Seriously, the human body is a complicated chemical plant without centralized control. Some stuff keeps happening. Other stuff doesn't. Big deal.
The cells in our bodies remain capable of being awoken long after we stop breathing. This is why organ transplant works. It may be possible to awake the dead. We just don't know how. But I think we need to look into it because it would make a lot of things easier including surgery.
Citation needed (for adult bedtime horror story time)
What's that article beside click-bait?
Being that Gizomodo is a part of the Gawker shithouse - it's all clickbait all the time.
Mit der Dummheit kämpfen Götter selbst vergebens
Considering we're not really a unitary being, but more or less a hundred million separate entities living in a staggeringly complicated symbiosis, is this really a shock?
Complex systems don't just "stop" on a dime; there's energy distributed through the system that ultimately will be used locally before local processes stop.
Obviously, the 'independent' organisms within us continue to operate after death - bloating, decomposition, etc. How different is it if some of our own more-dependent bits keep cycling until they're "empty"?
-Styopa
Here is the pre-print article:
http://www.biorxiv.org/content...
While a lot of Slashdotters might see the summary and say, "Duh!", it is a largely unexplored area of biology.

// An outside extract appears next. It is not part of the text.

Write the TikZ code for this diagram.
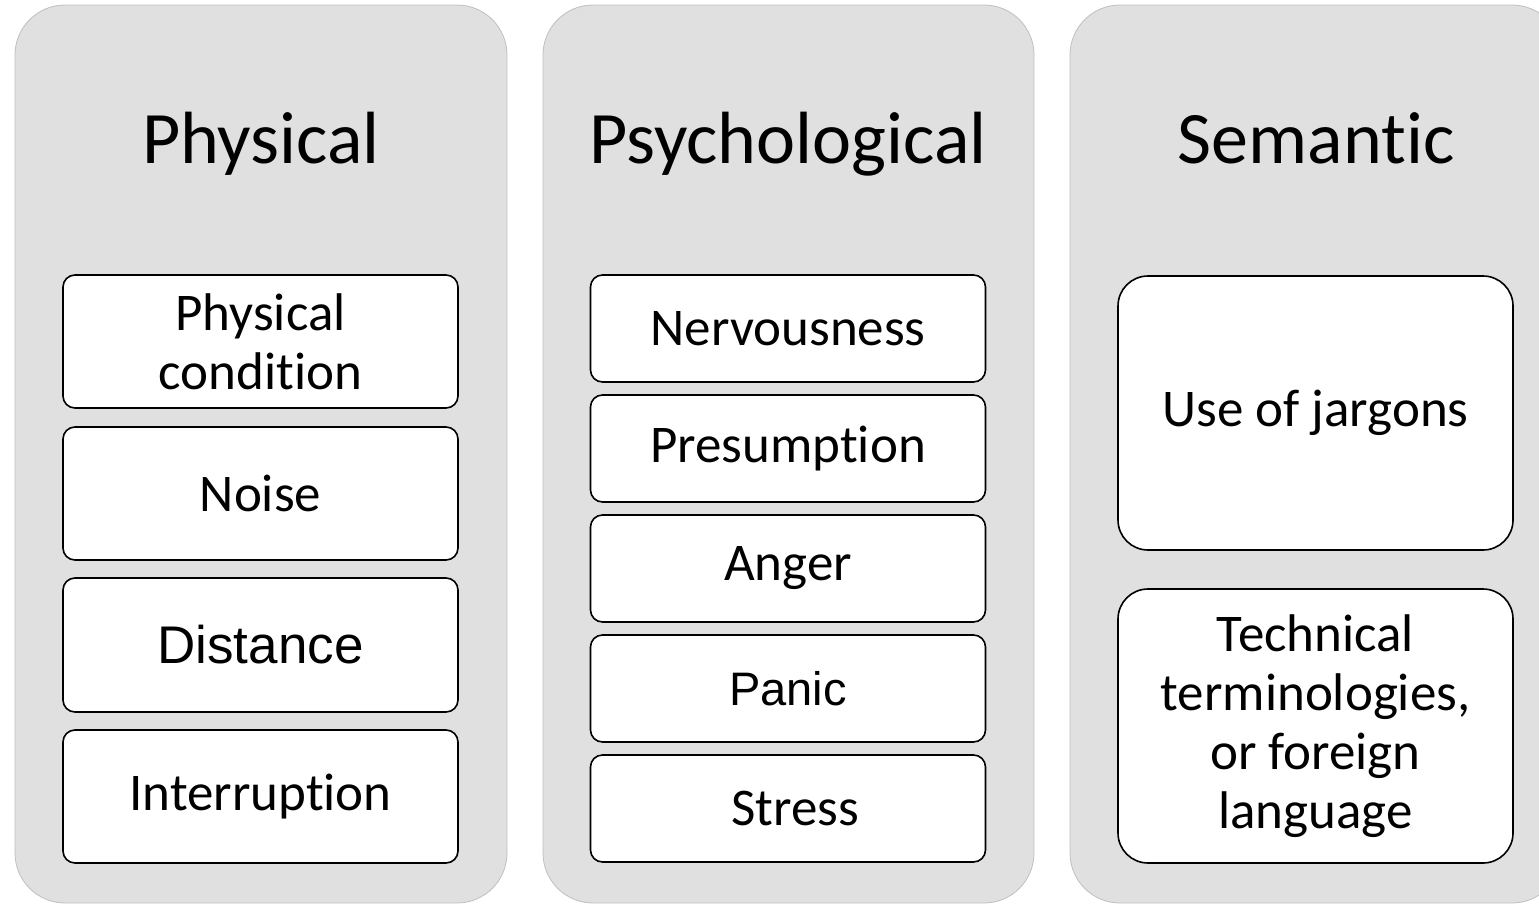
\documentclass[tikz,border=0pt]{standalone}
\usepackage{fontspec}
\setmainfont{Carlito}[Ligatures=NoCommon]
\newfontfamily\arialfont{Liberation Sans}
\tikzset{
	column/.style={draw=black!25,fill=black!12,line width=0.8pt,rounded corners=50pt},
	head/.style={anchor=base,font=\fontsize{74}{90}\selectfont},
	item/.style={draw,fill=white,line width=1.6pt,rounded corners=12pt,align=center,
		inner sep=0pt,minimum width=395pt,font=\fontsize{53}{59}\selectfont},
}

\begin{document}
\begin{tikzpicture}[x=1pt,y=-1pt]
	\useasboundingbox (0,0) rectangle (1539,905);
	\clip (0,0) rectangle (1539,905);
	
	% three gray columns
	\foreach \l/\r in {15/507,543/1034,1070/1562}
		\draw[column] (\l,5) rectangle (\r,903);
	
	\node[head] (physical) at (261,163) {Physical};
	\node[head] (psychological) at (788,163) {Psychological};
	\node[head] (semantic) at (1316,163) {Semantic};
	
	\node[item,minimum height=133pt] (condition) at (260.5,341.5) {Physical\\condition};
	\node[item,minimum height=133pt] (noise) at (260.5,493.5) {Noise};
	\node[item,minimum height=134pt] (distance) at (260.5,645) {\arialfont\fontsize{53}{59}\selectfont Distance};
	\node[item,minimum height=133pt] (interruption) at (260.5,796.5) {Interruption};
	
	\foreach \t [count=\i] in {Nervousness,Presumption,Anger,
			{\arialfont\fontsize{47}{59}\selectfont Panic},{\hspace*{14pt}Stress}}
		\node[item,minimum height=107pt] (psy\i) at (788,208.5+120*\i) {\t};
	
	\node[item,minimum height=274pt,rounded corners=30pt] (jargons) at (1315.5,413) {Use of jargons};
	\node[item,minimum height=274pt,rounded corners=30pt] (technical) at (1315.5,726)
		{Technical\\terminologies,\\or foreign\\language};
\end{tikzpicture}
\end{document}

Since "Biology" literally means "the study of life", it shouldn't be surprising that not too much time is spent on what happens after death.
A simple explanation for some of the changes in gene expression probably relates to the fact that the organs are no longer working together to keep the organism alive. Furthermore, cells within an organism are in competition for the increasingly scarce resources (oxygen since lungs aren't inhaling, heart isn't circulating blood, and nutrition as well), and activate stress genes.
As for the genes involved in cancer, well, a simplified view of a cancerous cell is a cell that has lost it's ability to communicate with it's neighbors. Not something that is needed if you are going to compete with them.
As the cellular systems decay, there is probably lots of random stuff going on. Normal feedback pathways don't work. It's impossible to predict. But there is not really a reasonable mechanism for evolutionary selection for these processes so even the ones that make sense (like stress reaction or immune stimulation) are just vestigial precesses. Not interesting.
"He took a duck in the face at 250 knots." -- William Gibson, Pattern Recognition
Things unexpectedly activating is usually due to a virus that goes by the common name of systemd.
Confucius say, "Find worm in apple - bad. Find half a worm - worse."
It has been known to happen, but normally when the deceased was hanged.
If God forks the Universe every time you roll a die, he'd better have a damned good memory.
Then it usually happens at the moment of death, not after he's been cut down and stowed in the mortician's office for a while.
We used to have a Bill of Rights. Now, with the rights gone, all we have left is the bill.
We inherit a vast majority of our genes and genetic patterns from our archaic forebears; in humans, many of these older systems are turned off, in effect. This is not news. What use these genes may have had in extinct life forms hundreds of millions of years old is open to question, as is the potential evolutionary usefulness of reusing simple cellular material. In other words, single-cell organisms or those made up of semi-specialized groups of cells may have used these genes to "come back to life" if and when external conditions allowed. If the presence of these inactive genes in modern animals causes no ill evolutionary effect, they may remain in our DNA, doing their work after the possibility of evolutionary change goes away in biological death.
In a sense, biological death may precede biochemical death by quite a long time.